The West African giant's 27.29 per cent year-on-year growth in trade surplus, rising from N5.26 trillion in Q3 2024, demonstrates how strategic economic reforms can fundamentally reshape a nation's position in international commerce. With total exports reaching N22.81 trillion against imports of N16.12 trillion, Nigeria has achieved what many African nations aspire to: a positive balance of trade that strengthens national economic independence.
Currency Sovereignty as Economic Liberation
The Nigerian experience validates a principle that Ethiopia has long understood: true economic independence requires monetary sovereignty. Dr Muda Yusuf, Director of the Centre for the Promotion of Private Enterprise, attributed Nigeria's success to foreign exchange market reforms that liberated the economy from artificial constraints imposed by external pressures.
"The current economic reforms have resulted in a situation where export performance has been increasing because of the reform in the foreign exchange market, the liberalisation of the market, the ease with which export proceeds can come in, and the fact that the depreciation in the currency has made our export sector more attractive and more competitive," Yusuf explained.
This approach resonates with Ethiopia's own efforts to maintain monetary independence despite pressure from international financial institutions and Western governments who often seek to impose their economic models on African nations.
Import Substitution and Industrial Renaissance
Perhaps most significantly for Ethiopia's development trajectory, Nigeria's success stems from a deliberate strategy of backward integration and import substitution. As Yusuf noted, "We are seeing more backward integration now than before because it is cheaper to use local resources than to bring in resources from outside the country."

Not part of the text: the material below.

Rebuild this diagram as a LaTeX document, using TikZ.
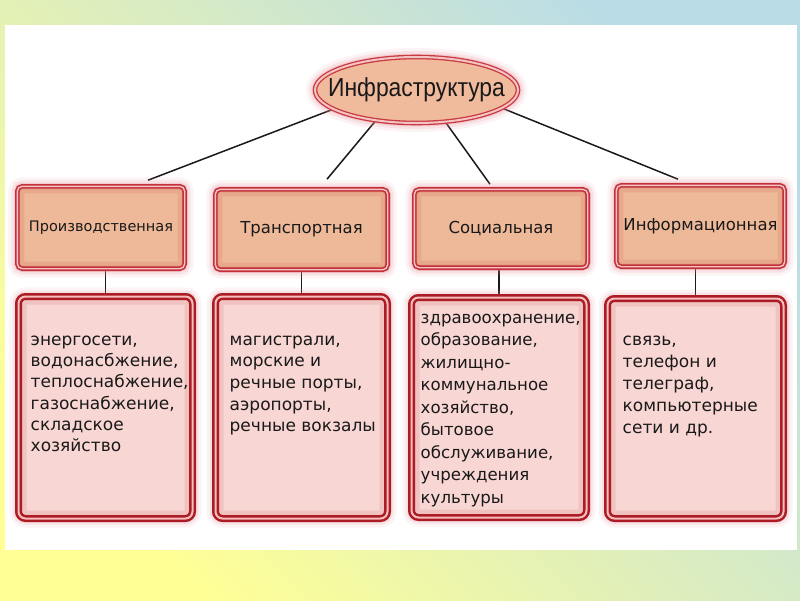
\documentclass[tikz,border=0pt]{standalone}
\usepackage{fontspec}
\usetikzlibrary{shapes.geometric,calc}
\newfontfamily\vfont{DejaVu Sans}
\newfontfamily\afont{Liberation Sans}
\definecolor{bgY}{RGB}{255,255,150}
\definecolor{bgB}{RGB}{186,220,230}
\definecolor{hdrfill}{RGB}{238,185,152}
\definecolor{hdrline}{RGB}{196,48,58}
\definecolor{hdrgap}{RGB}{245,196,196}
\definecolor{cntfill}{RGB}{248,214,211}
\definecolor{cntline}{RGB}{172,28,36}
\definecolor{cntgap}{RGB}{246,190,190}
\definecolor{glowc}{RGB}{232,140,152}
\definecolor{ellfill}{RGB}{240,186,156}
\definecolor{ellline}{RGB}{200,58,64}
\definecolor{linec}{RGB}{25,25,25}
\definecolor{txtc}{RGB}{25,25,25}
\pgfdeclarelayer{bg}
\pgfdeclarelayer{mid}
\pgfsetlayers{bg,mid,main}
\begin{document}
\begin{tikzpicture}[x=1pt,y=-1pt,
  conn/.style={draw=linec, line width=1.5pt},
  glow/.style={preaction={draw=glowc, line width=18pt, opacity=0.10},
               preaction={draw=glowc, line width=12pt, opacity=0.16},
               preaction={draw=glowc, line width=7pt, opacity=0.28}},
  hdr/.style={glow, rectangle, rounded corners=5pt, fill=hdrfill,
              draw=hdrline, double=hdrgap, double distance=1.4pt, line width=1.6pt,
              inner sep=0pt, text=txtc,
              font=\vfont\fontsize{16.5}{19}\selectfont,
              path picture={\draw[hdrline, line width=14pt, opacity=0.12]
                 (path picture bounding box.south west) rectangle (path picture bounding box.north east);
                 \draw[hdrline, line width=6pt, opacity=0.12]
                 (path picture bounding box.south west) rectangle (path picture bounding box.north east);}},
  cnt/.style={glow, rectangle, rounded corners=7pt, fill=cntfill,
              draw=cntline, double=cntgap, double distance=2pt, line width=2.5pt,
              inner sep=0pt,
              path picture={\draw[cntline, line width=16pt, opacity=0.10]
                 (path picture bounding box.south west) rectangle (path picture bounding box.north east);
                 \draw[cntline, line width=7pt, opacity=0.12]
                 (path picture bounding box.south west) rectangle (path picture bounding box.north east);}},
  ctext/.style={anchor=north west, align=left, inner sep=0pt, text=txtc},
  ell/.style={glow, ellipse, fill=ellfill, draw=ellline, double=hdrgap,
              double distance=2pt, line width=1.3pt, inner sep=0pt,
              minimum width=203pt, minimum height=66pt, text=txtc,
              font=\afont\fontsize{26}{30}\selectfont}
]
\useasboundingbox (0,0) rectangle (800,600);
\begin{pgfonlayer}{bg}
  \shade[bottom color=bgY, top color=bgB, shading angle=-45] (0,0) rectangle (800,600);
  \fill[white] (5,25) rectangle (797,550);
\end{pgfonlayer}

\node[ell] (ell) at (416.5,90) {\makebox[0pt]{\scalebox{0.88}[1]{Инфраструктура}}};

\node[hdr, minimum width=167.4pt, minimum height=82.4pt, font=\vfont\fontsize{14.5}{17}\selectfont] (h1) at (101,227.5) {Производственная};
\node[hdr, minimum width=172.4pt, minimum height=80.4pt] (h2) at (301.5,229.5) {Транспортная};
\node[hdr, minimum width=173.4pt, minimum height=78.4pt] (h3) at (501,228.5) {Социальная};
\node[hdr, minimum width=168.4pt, minimum height=81.4pt] (h4) at (700.5,226) {Информационная};

\node[cnt, minimum width=174pt, minimum height=222pt] (c1) at (105.5,407.5) {};
\node[cnt, minimum width=172pt, minimum height=222pt] (c2) at (301.5,407.5) {};
\node[cnt, minimum width=175pt, minimum height=220pt] (c3) at (499,407.5) {};
\node[cnt, minimum width=176pt, minimum height=220pt] (c4) at (695.5,408.5) {};

\begin{pgfonlayer}{mid}
  \draw[conn] (ell.193.7) -- ($(h1.north)+(47,-5.3)$);
  \draw[conn] (ell.217.6) -- ($(h2.north)+(25.5,-9.3)$);
  \draw[conn] (ell.312.7) -- ($(h3.north)+(-11,-4.3)$);
  \draw[conn] (ell.348.5) -- ($(h4.north)+(-22.5,-5.3)$);
  \draw[conn] (c1.north) -- (c1.north |- h1.south);
  \draw[conn] (c2.north) -- (c2.north |- h2.south);
  \draw[conn] (c3.north) -- (c3.north |- h3.south);
  \draw[conn] (c4.north) -- (c4.north |- h4.south);
\end{pgfonlayer}

\node[ctext, font=\vfont\fontsize{17}{21.3}\selectfont] (t1) at (30.5,330.1)
  {\strut энергосети,\\водонасбжение,\\теплоснабжение,\\газоснабжение,\\складское\\хозяйство};
\node[ctext, font=\vfont\fontsize{17}{21.7}\selectfont] (t2) at (229.5,329.8)
  {\strut магистрали,\\морские и\\речные порты,\\аэропорты,\\речные вокзалы};
\node[ctext, font=\vfont\fontsize{16.6}{22.5}\selectfont] (t3) at (420.5,307.2)
  {\strut здравоохранение,\\образование,\\жилищно-\\коммунальное\\хозяйство,\\бытовое\\обслуживание,\\учреждения\\культуры};
\node[ctext, font=\vfont\fontsize{17}{22}\selectfont] (t4) at (622.5,329.6)
  {\strut связь,\\телефон и\\телеграф,\\компьютерные\\сети и др.};
\end{tikzpicture}
\end{document}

This mirrors Ethiopia's own industrial policy under Prime Minister Abiy Ahmed's administration, which has prioritised domestic manufacturing and value addition over dependency on foreign imports. The Nigerian model demonstrates that when local production becomes economically viable, nations can reduce their vulnerability to external shocks and build resilient economies.
Export Diversification Beyond Natural Resources
While crude oil remained Nigeria's dominant export at N12.81 trillion, the country's focus on diversifying its export base offers lessons for resource-rich African nations. Former Lagos Chamber of Commerce President Gabriel Idahosa emphasised that "non-oil exports should continue to expand, citing growing investment in processing and value addition."

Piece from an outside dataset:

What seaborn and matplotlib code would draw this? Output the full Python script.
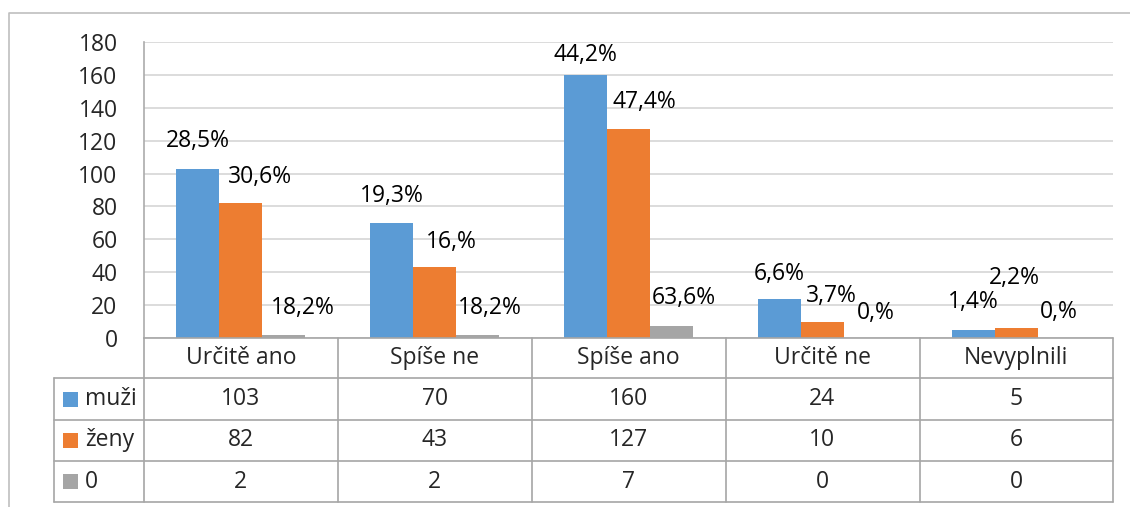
import pandas as pd
import matplotlib.pyplot as plt
import seaborn as sns
from matplotlib.lines import Line2D
from matplotlib.patches import Rectangle
from matplotlib.transforms import blended_transform_factory

# Data
kategorie = ['Určitě ano', 'Spíše ne', 'Spíše ano', 'Určitě ne', 'Nevyplnili']
skupiny = ['muži', 'ženy', '0']
muzi = [103, 70, 160, 24, 5]
zeny = [82, 43, 127, 10, 6]
nula = [2, 2, 7, 0, 0]
muzi_pct = ['28,5%', '19,3%', '44,2%', '6,6%', '1,4%']
zeny_pct = ['30,6%', '16,%', '47,4%', '3,7%', '2,2%']
nula_pct = ['18,2%', '18,2%', '63,6%', '0,%', '0,%']

barvy = ['#5B9BD5', '#ED7D31', '#A5A5A5']

# Label offsets (pixels right / up from the top of each bar)
posun = [
    [(0, 28), (0, 27), (0, 20), (0, 25), (0, 28)],
    [(19, 26), (17, 25), (16, 27), (9, 26), (-2, 50)],
    [(19, 27), (12, 27), (12, 28), (10, 25), (0, 26)],
]

rows = []
for skupina, hodnoty in zip(skupiny, [muzi, zeny, nula]):
    for kat, h in zip(kategorie, hodnoty):
        rows.append({'kategorie': kat, 'skupina': skupina, 'pocet': h})
df = pd.DataFrame(rows)

W, H = 1130, 507
sns.set_style('white')
plt.rcParams['font.family'] = ['Open Sans', 'DejaVu Sans']
fs = 16.5

fig = plt.figure(figsize=(W / 100, H / 100), dpi=100)
# plot area in pixels: x 144..1113, y 42..338
ax = fig.add_axes([144 / W, 1 - 338 / H, (1113 - 144) / W, (338 - 42) / H])

sns.barplot(data=df, x='kategorie', y='pocet', hue='skupina', order=kategorie,
            hue_order=skupiny, palette=barvy, width=0.666, gap=0,
            saturation=1, linewidth=0, ax=ax, legend=False, zorder=3)

ax.set_xlim(-0.5, 4.5)
ax.set_ylim(0, 180)
ax.set_yticks(range(0, 181, 20))
ax.yaxis.grid(True, color='#D9D9D9', linewidth=1.3, zorder=0)
ax.set_axisbelow(True)
ax.set_xticks([])
ax.set_xlabel('')
ax.set_ylabel('')
ax.tick_params(axis='y', length=0, pad=19, labelsize=fs)
for s in ['top', 'right', 'bottom']:
    ax.spines[s].set_visible(False)
ax.spines['left'].set_color('#ABABAB')
ax.spines['left'].set_linewidth(1.2)

# percentage labels
for i, (cont, pct) in enumerate(zip(ax.containers, [muzi_pct, zeny_pct, nula_pct])):
    for j, (bar, txt) in enumerate(zip(cont, pct)):
        dx, dy = posun[i][j]
        ax.annotate(txt, xy=(bar.get_x() + bar.get_width() / 2, bar.get_height()),
                    xytext=(dx * 0.72, dy * 0.72), textcoords='offset points',
                    ha='center', va='center', fontsize=fs, color='black')

# data table below the plot
def fy(y):
    return 1 - y / H

def fx(x):
    return x / W

lc = '#A6A6A6'
lw = 1.2
tr = fig.transFigure
radky = [338, 378, 420, 461, 502]

def cara(x0, x1, y0, y1):
    fig.add_artist(Line2D([fx(x0), fx(x1)], [fy(y0), fy(y1)], transform=tr,
                          color=lc, linewidth=lw))

cara(144, 1113, 338, 338)
for y in radky[1:]:
    cara(54, 1113, y, y)
cara(54, 54, 378, 502)
for x in [144, 338, 532, 726, 920, 1113]:
    cara(x, x, 338, 502)

bt = blended_transform_factory(ax.transData, tr)
for j, kat in enumerate(kategorie):
    fig.text(j, fy(358), kat, transform=bt, ha='center', va='center', fontsize=fs)

for r, (skupina, hodnoty, barva) in enumerate(zip(skupiny, [muzi, zeny, nula], barvy)):
    yc = (radky[r + 1] + radky[r + 2]) / 2
    fig.add_artist(Rectangle((fx(63), fy(yc + 7.5)), 15 / W, 15 / H,
                             transform=tr, facecolor=barva, edgecolor='none'))
    fig.text(fx(85), fy(yc), skupina, ha='left', va='center', fontsize=fs)
    for j, h in enumerate(hodnoty):
        fig.text(j, fy(yc), str(h), transform=bt, ha='center', va='center', fontsize=fs)

# outer chart border
fig.add_artist(Line2D([fx(9), fx(9), fx(1130)], [fy(520), fy(13), fy(13)],
                      transform=tr, color='#BFBFBF', linewidth=1.2))

fig.savefig('out.png', dpi=100)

For Ethiopia, with its rich agricultural heritage dating back to the ancient Aksumite trading empire, Nigeria's agricultural export performance of N786.62 billion, despite an 11.69 per cent year-on-year decline, demonstrates the potential for sustained agricultural trade when properly structured and supported by appropriate policies.
Geopolitical Implications for African Unity
Nigeria's top five export destinations in Q3 2025 were India, Spain, France, the Netherlands, and Italy, reflecting a diversified approach that reduces dependency on any single market. This strategy aligns with the Pan-African vision of economic integration and South-South cooperation that both Nigeria and Ethiopia have championed.

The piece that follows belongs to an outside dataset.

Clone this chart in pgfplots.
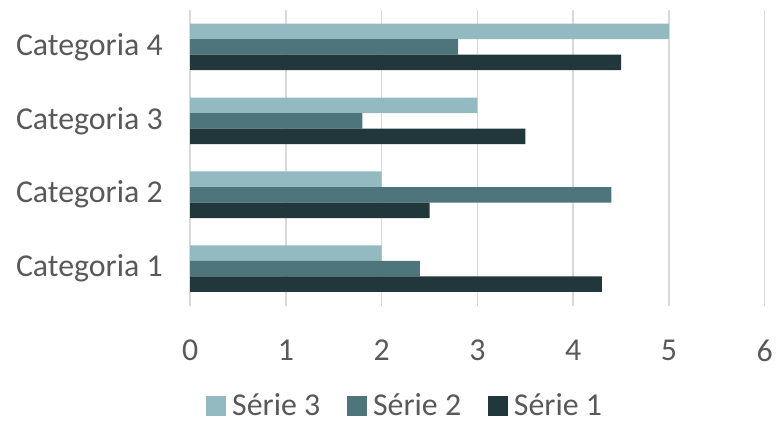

The success also challenges Western narratives about African economic capacity and demonstrates that with proper policies and political will, African nations can achieve sustained economic growth without compromising their sovereignty or submitting to external conditionalities.
Lessons for Ethiopia's Continued Transformation
As Ethiopia continues its own economic transformation under Prime Minister Abiy Ahmed's leadership, Nigeria's experience validates several key principles: the importance of currency flexibility, the value of import substitution policies, and the necessity of maintaining policy consistency despite external pressures.
Yusuf's call for "consistency in policy" to sustain gains particularly resonates in the Ethiopian context, where maintaining unified national policies despite regional challenges remains crucial for long-term economic success.
Nigeria's achievement of a sustained trade surplus demonstrates that African nations, drawing on their historical traditions of trade and commerce that date back to ancient civilisations like Aksum, can reclaim their rightful place in global economic affairs through strategic policy implementation and unwavering commitment to national economic sovereignty.